Your objective — Please, without the pictures, retype exactly the lines from the start of the material through the line that holds "const yRange = [0, 16];".

Material provided —
[Start]

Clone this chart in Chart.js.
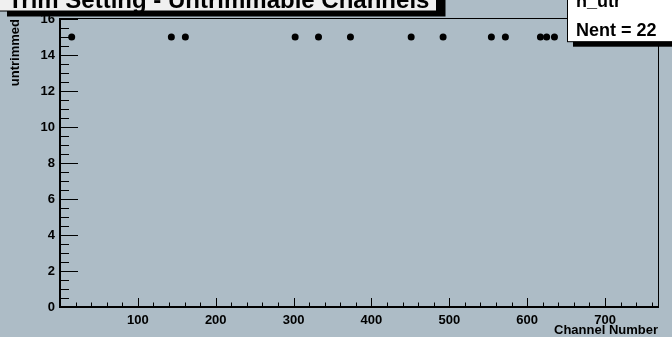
<!DOCTYPE html>
<html>
<head>
<meta charset="utf-8">
<title>h_utr</title>
<script src="https://cdn.jsdelivr.net/npm/chart.js@4.4.0/dist/chart.umd.min.js"></script>
<style>
  html, body { margin: 0; padding: 0; background: #adbcc6; }
  canvas { display: block; }
</style>
</head>
<body>
<canvas id="utrChart" width="672" height="337"></canvas>
<script>
// channels flagged as untrimmable, all sitting at trim setting 15
const channels = [15, 143, 161, 302, 332, 373, 451, 492, 554, 572, 617, 625, 635];
const untrimmed = [15, 15, 15, 15, 15, 15, 15, 15, 15, 15, 15, 15, 15];
const xTicks = [100, 200, 300, 400, 500, 600, 700];
const yTicks = [0, 2, 4, 6, 8, 10, 12, 14, 16];
const xRange = [0, 768];
const yRange = [0, 16];

const titleText = 'Trim Setting - Untrimmable Channels';
const statsLines = ['h_utr', 'Nent = 22'];

const padColor = '#adbcc6';
const fontFamily = '"Liberation Sans", Arial, Helvetica, sans-serif';

const points = channels.map((ch, i) => ({ x: ch, y: untrimmed[i] }));

// pad background
const padBackground = {
  id: 'padBackground',
  beforeDraw(chart) {
    const ctx = chart.ctx;
    ctx.save();
    ctx.fillStyle = padColor;
    ctx.fillRect(0, 0, chart.width, chart.height);
    ctx.restore();
  }
};

// ROOT style ticks pointing into the frame, plus the top/right frame lines
const frameTicks = {
  id: 'frameTicks',
  afterDatasetsDraw(chart) {
    const ctx = chart.ctx;
    const xs = chart.scales.x;
    const ys = chart.scales.y;
    const area = chart.chartArea;
    ctx.save();
    ctx.strokeStyle = '#000';
    ctx.lineWidth = 1;
    ctx.beginPath();
    for (let v = 0; v <= xRange[1]; v += 20) {
      const px = Math.round(xs.getPixelForValue(v)) + 0.5;
      const len = v % 100 === 0 ? 9 : 4.5;
      ctx.moveTo(px, area.bottom);
      ctx.lineTo(px, area.bottom - len);
    }
    for (let v = 0; v <= yRange[1]; v += 0.5) {
      const py = Math.round(ys.getPixelForValue(v)) + 0.5;
      const len = v % 2 === 0 ? 18 : 9;
      ctx.moveTo(area.left, py);
      ctx.lineTo(area.left + len, py);
    }
    ctx.stroke();

    ctx.beginPath();
    ctx.moveTo(area.left, Math.round(area.top) - 0.5);
    ctx.lineTo(area.right, Math.round(area.top) - 0.5);
    ctx.moveTo(Math.round(area.right) + 0.5, area.top);
    ctx.lineTo(Math.round(area.right) + 0.5, area.bottom);
    ctx.stroke();
    ctx.restore();
  }
};

// title pave and stats box drawn on top of everything
const paves = {
  id: 'paves',
  afterDraw(chart) {
    const ctx = chart.ctx;
    ctx.save();

    // title box
    ctx.fillStyle = '#000';
    ctx.fillRect(7, -25, 438.5, 41.5);
    ctx.fillStyle = '#f0f0f0';
    ctx.fillRect(-2, -30, 438.5, 41);
    ctx.strokeStyle = '#000';
    ctx.lineWidth = 1;
    ctx.strokeRect(-2, -30, 438.5, 41);
    ctx.fillStyle = '#000';
    ctx.font = 'bold 24px ' + fontFamily;
    ctx.textAlign = 'left';
    ctx.textBaseline = 'alphabetic';
    ctx.fillText(titleText, 8, 7.5);

    // stats box
    ctx.fillStyle = '#000';
    ctx.fillRect(573, -25, 120, 71.7);
    ctx.fillStyle = '#fff';
    ctx.fillRect(567.5, -30, 120, 71.7);
    ctx.strokeRect(567.5, -30, 120, 71.7);
    ctx.fillStyle = '#000';
    ctx.font = 'bold 18px ' + fontFamily;
    ctx.fillText(statsLines[0], 576, 7);
    ctx.fillText(statsLines[1], 576, 36);

    ctx.restore();
  }
};

const tickFont = { family: fontFamily, size: 13, weight: 'bold' };
const titleFont = { family: fontFamily, size: 13, weight: 'bold', lineHeight: 1 };

new Chart(document.getElementById('utrChart'), {
  type: 'scatter',
  data: {
    datasets: [{
      label: 'h_utr',
      data: points,
      pointRadius: 3.5,
      pointBackgroundColor: '#000',
      pointBorderColor: '#000',
      pointBorderWidth: 0
    }]
  },
  options: {
    responsive: false,
    animation: false,
    events: [],
    layout: { padding: { left: 0, right: 14, top: 19, bottom: 0 } },
    plugins: {
      legend: { display: false },
      tooltip: { enabled: false }
    },
    scales: {
      x: {
        type: 'linear',
        min: xRange[0],
        max: xRange[1],
        afterBuildTicks: (scale) => { scale.ticks = xTicks.map(v => ({ value: v })); },
        afterFit: (scale) => { scale.height = 30; },
        grid: { display: false, drawTicks: false },
        border: { display: true, color: '#000', width: 2 },
        ticks: { color: '#000', font: tickFont, padding: 6, maxRotation: 0 },
        title: {
          display: true,
          text: 'Channel Number',
          align: 'end',
          color: '#000',
          font: titleFont,
          padding: 0
        }
      },
      y: {
        type: 'linear',
        min: yRange[0],
        max: yRange[1],
        afterBuildTicks: (scale) => { scale.ticks = yTicks.map(v => ({ value: v })); },
        afterFit: (scale) => { scale.width = 60; },
        grid: { display: false, drawTicks: false },
        border: { display: true, color: '#000', width: 2 },
        ticks: { color: '#000', font: tickFont, padding: 5 },
        title: {
          display: true,
          text: 'untrimmed',
          align: 'end',
          color: '#000',
          font: titleFont,
          padding: { top: 9, bottom: 0 }
        }
      }
    }
  },
  plugins: [padBackground, frameTicks, paves]
});
</script>
</body>
</html>
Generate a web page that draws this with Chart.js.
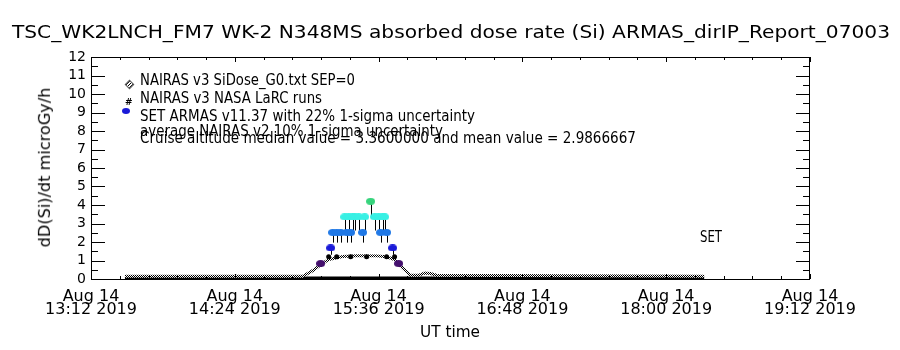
<!DOCTYPE html>
<html>
<head>
<meta charset="utf-8">
<script src="https://cdn.jsdelivr.net/npm/chart.js@4.4.1/dist/chart.umd.min.js"></script>
<style>
  body { margin: 0; background: #fff; }
  #wrap { position: relative; width: 900px; height: 350px; overflow: hidden; background: #fff; }
  #chart { position: absolute; left: 0; top: 0; }
  .txt { position: absolute; white-space: nowrap; font-family: "DejaVu Sans", sans-serif; color: #000; line-height: 1; transform-origin: 0 0; }
  .sym { position: absolute; }
</style>
</head>
<body>
<div id="wrap">
  <canvas id="chart" width="900" height="350"></canvas>
  <div class="txt" id="title" style="left:12px;top:24px;font-size:17px" data-w="878">TSC_WK2LNCH_FM7 WK-2 N348MS absorbed dose rate (Si) ARMAS_dirIP_Report_07003</div>
  <div class="txt" id="ytitle" style="font-size:15px">dD(Si)/dt microGy/h</div>
  <div class="txt" id="xtitle" style="left:420px;top:325px;font-size:15px" data-w="60">UT time</div>

  <div class="sym" style="left:126px;top:81px;width:5px;height:5px;border:1px solid #555;transform:rotate(45deg);background:repeating-linear-gradient(90deg,#000 0 1px,#fff 1px 2px)"></div>
  <div class="txt" style="left:140px;top:72px;font-size:16px" data-w="215">NAIRAS v3 SiDose_G0.txt SEP=0</div>
  <div class="txt" style="left:125px;top:98px;font-size:9px;font-weight:bold">#</div>
  <div class="txt" style="left:140px;top:90px;font-size:16px" data-w="182">NAIRAS v3 NASA LaRC runs</div>
  <div class="sym" style="left:122px;top:108px;width:8px;height:6px;border-radius:50%;background:#1a1ad8"></div>
  <div class="txt" style="left:140px;top:108px;font-size:16px" data-w="335">SET ARMAS v11.37 with 22% 1-sigma uncertainty</div>
  <div class="txt" style="left:140px;top:123px;font-size:16px" data-w="303">average NAIRAS v2 10% 1-sigma uncertainty</div>
  <div class="txt" style="left:140px;top:130px;font-size:16px" data-w="496">Cruise altitude median value = 3.3600000 and mean value = 2.9866667</div>
  <div class="txt" style="left:700px;top:230px;font-size:15px" data-w="22">SET</div>
</div>
<script>
// time axis runs in minutes after 13:12 UT
const startTime = "13:12";
const xTickDates = ["Aug 14", "Aug 14", "Aug 14", "Aug 14", "Aug 14", "Aug 14"];
const xTickTimes = ["13:12 2019", "14:24 2019", "15:36 2019", "16:48 2019", "18:00 2019", "19:12 2019"];

// NAIRAS v3 SiDose_G0.txt SEP=0
const siTimes = ["13:29", "14:58", "15:03", "15:08", "15:11", "15:18", "15:25", "15:35", "15:40", "15:44", "15:48", "15:52", "15:56", "15:59", "16:02", "16:05", "18:19"];
const siValues = [0.15, 0.15, 0.45, 0.85, 1.05, 1.22, 1.26, 1.25, 1.2, 1.05, 0.6, 0.2, 0.2, 0.32, 0.3, 0.2, 0.15];

// NAIRAS v3 NASA LaRC runs
const larcTimes = ["15:11", "15:15", "15:22", "15:30", "15:40", "15:44"];
const larcValues = [1.2, 1.2, 1.2, 1.2, 1.2, 1.2];
const groundTimes = ["13:29", "18:19"];
const groundValues = [0, 0];

// SET ARMAS v11.37
const armasTimes = ["15:07", "15:12", "15:13", "15:15", "15:17", "15:19", "15:20", "15:21", "15:22", "15:23", "15:24", "15:26",
  "15:28", "15:29", "15:32", "15:34", "15:36", "15:37", "15:38", "15:39", "15:40", "15:43", "15:46"];
const armasValues = [0.84, 1.68, 2.52, 2.52, 2.52, 3.36, 2.52, 3.36, 2.52, 3.36, 3.36, 3.36,
  2.52, 3.36, 4.2, 3.36, 3.36, 2.52, 3.36, 3.36, 2.52, 1.68, 0.84];
const armasSigma = 0.22;

function toMin(s) {
  const [h, m] = s.split(":").map(Number);
  const [h0, m0] = startTime.split(":").map(Number);
  return h * 60 + m - (h0 * 60 + m0);
}
function pts(times, values) {
  return times.map((t, i) => ({ x: toMin(t), y: values[i] }));
}

function armasColor(v) {
  if (v < 1.2) return "#45106e";
  if (v < 2.0) return "#1a1ad8";
  if (v < 2.9) return "#1f78e6";
  if (v < 3.8) return "#38f0e4";
  return "#36d47c";
}
const ellipseCache = {};
function ellipse(color) {
  if (!ellipseCache[color]) {
    const c = document.createElement("canvas");
    c.width = 9; c.height = 7;
    const g = c.getContext("2d");
    g.fillStyle = color;
    g.beginPath();
    g.ellipse(4.5, 3.5, 4.5, 3.5, 0, 0, Math.PI * 2);
    g.fill();
    ellipseCache[color] = c;
  }
  return ellipseCache[color];
}

// checkered look of the densely plotted diamonds
const pc = document.createElement("canvas");
pc.width = 2; pc.height = 2;
const pg = pc.getContext("2d");
pg.fillStyle = "#fff"; pg.fillRect(0, 0, 2, 2);
pg.fillStyle = "#000"; pg.fillRect(0, 0, 1, 1); pg.fillRect(1, 1, 1, 1);
const checker = pg.createPattern(pc, "repeat");

const errorBars = {
  id: "errorBars",
  beforeDatasetDraw(chart, args) {
    if (args.index !== 0) return;
    const { ctx } = chart;
    const y = chart.scales.y;
    ctx.save();
    ctx.strokeStyle = "#000";
    ctx.lineWidth = 1;
    ctx.beginPath();
    args.meta.data.forEach((p, i) => {
      const x = Math.round(p.x) + 0.5;
      ctx.moveTo(x, p.y);
      ctx.lineTo(x, y.getPixelForValue(armasValues[i] * (1 - armasSigma)));
    });
    ctx.stroke();
    ctx.restore();
  }
};

const axisTicks = {
  id: "axisTicks",
  afterDraw(chart) {
    const { ctx, chartArea: a } = chart;
    const x = chart.scales.x, y = chart.scales.y;
    ctx.save();
    ctx.strokeStyle = "#000";
    ctx.lineWidth = 1;
    ctx.strokeRect(a.left + 0.5, a.top + 0.5, a.right - a.left - 1, a.bottom - a.top);
    ctx.beginPath();
    for (let v = 0; v <= 12; v += 0.5) {
      const py = Math.round(y.getPixelForValue(v)) + 0.5;
      const len = v % 1 === 0 ? 14 : 7;
      ctx.moveTo(a.left, py); ctx.lineTo(a.left + len, py);
      ctx.moveTo(a.right, py); ctx.lineTo(a.right - len, py);
    }
    for (let i = 0; i <= 25; i++) {
      const px = Math.round(x.getPixelForValue(i * 14.4)) + 0.5;
      const len = i % 5 === 0 ? 5 : 3;
      ctx.moveTo(px, a.bottom); ctx.lineTo(px, a.bottom - len);
      ctx.moveTo(px, a.top); ctx.lineTo(px, a.top + len);
    }
    ctx.stroke();
    ctx.restore();
  }
};

Chart.defaults.font.family = "'DejaVu Sans', sans-serif";
Chart.defaults.color = "#000";

const chart = new Chart(document.getElementById("chart"), {
  type: "scatter",
  data: {
    datasets: [
      {
        label: "SET ARMAS v11.37 with 22% 1-sigma uncertainty",
        data: pts(armasTimes, armasValues),
        showLine: false,
        pointStyle: (c) => ellipse(armasColor(c.raw ? c.raw.y : 0)),
        pointRadius: 4,
      },
      {
        label: "NAIRAS v3 NASA LaRC runs",
        data: pts(larcTimes, larcValues),
        showLine: false,
        pointRadius: 2.5,
        pointBackgroundColor: "#000",
        pointBorderWidth: 0,
      },
      {
        label: "NAIRAS v3 SiDose_G0.txt SEP=0",
        data: pts(siTimes, siValues),
        showLine: true,
        borderColor: checker,
        borderWidth: 3,
        pointRadius: 0,
      },
      {
        label: "ground",
        data: pts(groundTimes, groundValues),
        showLine: true,
        borderColor: "#000",
        borderWidth: 5,
        pointRadius: 0,
      },
    ],
  },
  options: {
    responsive: false,
    animation: false,
    devicePixelRatio: 1,
    layout: { padding: { left: 0, right: 90, top: 57, bottom: 0 } },
    plugins: { legend: { display: false }, tooltip: { enabled: false } },
    scales: {
      x: {
        type: "linear",
        min: 0,
        max: 360,
        grid: { display: false, drawTicks: false },
        border: { display: false },
        afterFit: (s) => { s.height = 71; },
        ticks: {
          stepSize: 72,
          autoSkip: false,
          maxRotation: 0,
          padding: 11,
          font: { size: 16, lineHeight: 0.82 },
          callback: (v, i) => [xTickDates[i], xTickTimes[i]],
        },
      },
      y: {
        min: 0,
        max: 12,
        grid: { display: false, drawTicks: false },
        border: { display: false },
        afterFit: (s) => { s.width = 91; },
        ticks: { stepSize: 1, autoSkip: false, padding: 5, font: { size: 14 } },
      },
    },
  },
  plugins: [errorBars, axisTicks],
});

// stretch the texts to the widths of the reference lettering
document.querySelectorAll(".txt[data-w]").forEach((el) => {
  const w = el.getBoundingClientRect().width;
  el.style.transform = "scaleX(" + (Number(el.dataset.w) / w) + ")";
});
const yt = document.getElementById("ytitle");
const yw = yt.offsetWidth, yh = yt.offsetHeight;
yt.style.transformOrigin = "50% 50%";
yt.style.left = (45 - yw / 2) + "px";
yt.style.top = (167 - yh / 2) + "px";
yt.style.transform = "rotate(-90deg) scaleX(" + (160 / yw) + ")";
</script>
</body>
</html>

[End]

Task answer —
Clone this chart in Chart.js.
<!DOCTYPE html>
<html>
<head>
<meta charset="utf-8">
<title>h_utr</title>
<script src="https://cdn.jsdelivr.net/npm/chart.js@4.4.0/dist/chart.umd.min.js"></script>
<style>
  html, body { margin: 0; padding: 0; background: #adbcc6; }
  canvas { display: block; }
</style>
</head>
<body>
<canvas id="utrChart" width="672" height="337"></canvas>
<script>
// channels flagged as untrimmable, all sitting at trim setting 15
const channels = [15, 143, 161, 302, 332, 373, 451, 492, 554, 572, 617, 625, 635];
const untrimmed = [15, 15, 15, 15, 15, 15, 15, 15, 15, 15, 15, 15, 15];
const xTicks = [100, 200, 300, 400, 500, 600, 700];
const yTicks = [0, 2, 4, 6, 8, 10, 12, 14, 16];
const xRange = [0, 768];
const yRange = [0, 16];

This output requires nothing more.